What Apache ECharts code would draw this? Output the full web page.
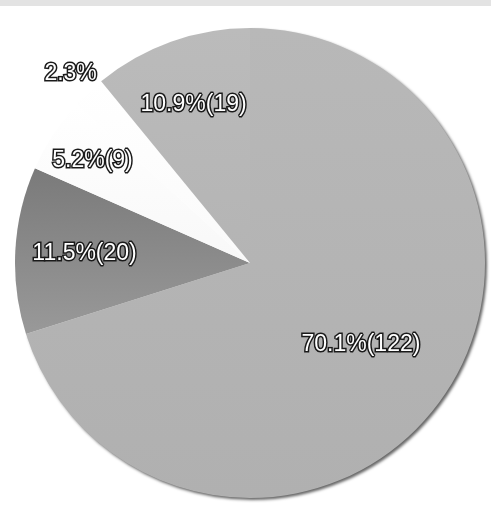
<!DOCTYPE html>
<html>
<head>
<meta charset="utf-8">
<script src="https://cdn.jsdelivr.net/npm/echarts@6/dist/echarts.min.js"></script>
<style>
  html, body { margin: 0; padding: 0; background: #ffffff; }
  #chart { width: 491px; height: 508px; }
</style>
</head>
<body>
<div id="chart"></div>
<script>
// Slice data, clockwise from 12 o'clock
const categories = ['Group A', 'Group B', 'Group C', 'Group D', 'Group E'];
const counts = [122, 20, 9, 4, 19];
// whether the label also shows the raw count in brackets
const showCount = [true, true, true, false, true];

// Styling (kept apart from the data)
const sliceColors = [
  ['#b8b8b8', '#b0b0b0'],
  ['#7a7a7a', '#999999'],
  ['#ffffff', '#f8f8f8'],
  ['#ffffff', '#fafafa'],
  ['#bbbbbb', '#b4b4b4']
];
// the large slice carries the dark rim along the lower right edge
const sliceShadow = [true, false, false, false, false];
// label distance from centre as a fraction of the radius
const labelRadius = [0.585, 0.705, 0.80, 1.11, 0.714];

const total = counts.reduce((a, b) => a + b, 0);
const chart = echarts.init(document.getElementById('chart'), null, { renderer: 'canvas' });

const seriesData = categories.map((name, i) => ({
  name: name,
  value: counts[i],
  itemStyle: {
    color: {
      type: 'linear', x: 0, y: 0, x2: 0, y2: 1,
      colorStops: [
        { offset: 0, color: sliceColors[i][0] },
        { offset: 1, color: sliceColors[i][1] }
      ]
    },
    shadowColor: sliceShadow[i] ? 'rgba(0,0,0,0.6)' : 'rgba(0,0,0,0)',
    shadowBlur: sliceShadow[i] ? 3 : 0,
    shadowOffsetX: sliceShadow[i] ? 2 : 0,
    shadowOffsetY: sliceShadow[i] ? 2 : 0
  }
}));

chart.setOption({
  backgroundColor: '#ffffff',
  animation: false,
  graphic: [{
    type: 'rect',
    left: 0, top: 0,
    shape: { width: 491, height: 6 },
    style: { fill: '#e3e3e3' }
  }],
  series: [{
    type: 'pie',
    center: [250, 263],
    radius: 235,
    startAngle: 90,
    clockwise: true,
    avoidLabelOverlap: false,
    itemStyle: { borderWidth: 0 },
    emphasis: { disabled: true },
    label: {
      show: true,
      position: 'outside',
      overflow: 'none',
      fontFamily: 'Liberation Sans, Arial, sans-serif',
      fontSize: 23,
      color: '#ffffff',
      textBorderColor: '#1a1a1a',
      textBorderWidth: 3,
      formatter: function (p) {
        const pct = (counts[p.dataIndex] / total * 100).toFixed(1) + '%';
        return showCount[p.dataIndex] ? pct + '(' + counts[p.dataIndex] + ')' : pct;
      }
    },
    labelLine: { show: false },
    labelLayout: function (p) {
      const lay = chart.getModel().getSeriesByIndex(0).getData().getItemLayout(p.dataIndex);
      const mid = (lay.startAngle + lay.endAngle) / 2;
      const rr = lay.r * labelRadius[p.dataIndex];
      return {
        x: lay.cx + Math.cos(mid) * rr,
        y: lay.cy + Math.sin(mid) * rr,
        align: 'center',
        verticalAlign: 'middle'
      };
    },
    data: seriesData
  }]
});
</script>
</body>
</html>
■ ■ ■ ■
Exercise requirements:
Copy out all of the material exactly as written, without its pictures.

Finished exercise:
What Apache ECharts code would draw this? Output the full web page.
<!DOCTYPE html>
<html>
<head>
<meta charset="utf-8">
<script src="https://cdn.jsdelivr.net/npm/echarts@6/dist/echarts.min.js"></script>
<style>
  html, body { margin: 0; padding: 0; background: #ffffff; }
  #chart { width: 491px; height: 508px; }
</style>
</head>
<body>
<div id="chart"></div>
<script>
// Slice data, clockwise from 12 o'clock
const categories = ['Group A', 'Group B', 'Group C', 'Group D', 'Group E'];
const counts = [122, 20, 9, 4, 19];
// whether the label also shows the raw count in brackets
const showCount = [true, true, true, false, true];

// Styling (kept apart from the data)
const sliceColors = [
  ['#b8b8b8', '#b0b0b0'],
  ['#7a7a7a', '#999999'],
  ['#ffffff', '#f8f8f8'],
  ['#ffffff', '#fafafa'],
  ['#bbbbbb', '#b4b4b4']
];
// the large slice carries the dark rim along the lower right edge
const sliceShadow = [true, false, false, false, false];
// label distance from centre as a fraction of the radius
const labelRadius = [0.585, 0.705, 0.80, 1.11, 0.714];

const total = counts.reduce((a, b) => a + b, 0);
const chart = echarts.init(document.getElementById('chart'), null, { renderer: 'canvas' });

const seriesData = categories.map((name, i) => ({
  name: name,
  value: counts[i],
  itemStyle: {
    color: {
      type: 'linear', x: 0, y: 0, x2: 0, y2: 1,
      colorStops: [
        { offset: 0, color: sliceColors[i][0] },
        { offset: 1, color: sliceColors[i][1] }
      ]
    },
    shadowColor: sliceShadow[i] ? 'rgba(0,0,0,0.6)' : 'rgba(0,0,0,0)',
    shadowBlur: sliceShadow[i] ? 3 : 0,
    shadowOffsetX: sliceShadow[i] ? 2 : 0,
    shadowOffsetY: sliceShadow[i] ? 2 : 0
  }
}));

chart.setOption({
  backgroundColor: '#ffffff',
  animation: false,
  graphic: [{
    type: 'rect',
    left: 0, top: 0,
    shape: { width: 491, height: 6 },
    style: { fill: '#e3e3e3' }
  }],
  series: [{
    type: 'pie',
    center: [250, 263],
    radius: 235,
    startAngle: 90,
    clockwise: true,
    avoidLabelOverlap: false,
    itemStyle: { borderWidth: 0 },
    emphasis: { disabled: true },
    label: {
      show: true,
      position: 'outside',
      overflow: 'none',
      fontFamily: 'Liberation Sans, Arial, sans-serif',
      fontSize: 23,
      color: '#ffffff',
      textBorderColor: '#1a1a1a',
      textBorderWidth: 3,
      formatter: function (p) {
        const pct = (counts[p.dataIndex] / total * 100).toFixed(1) + '%';
        return showCount[p.dataIndex] ? pct + '(' + counts[p.dataIndex] + ')' : pct;
      }
    },
    labelLine: { show: false },
    labelLayout: function (p) {
      const lay = chart.getModel().getSeriesByIndex(0).getData().getItemLayout(p.dataIndex);
      const mid = (lay.startAngle + lay.endAngle) / 2;
      const rr = lay.r * labelRadius[p.dataIndex];
      return {
        x: lay.cx + Math.cos(mid) * rr,
        y: lay.cy + Math.sin(mid) * rr,
        align: 'center',
        verticalAlign: 'middle'
      };
    },
    data: seriesData
  }]
});
</script>
</body>
</html>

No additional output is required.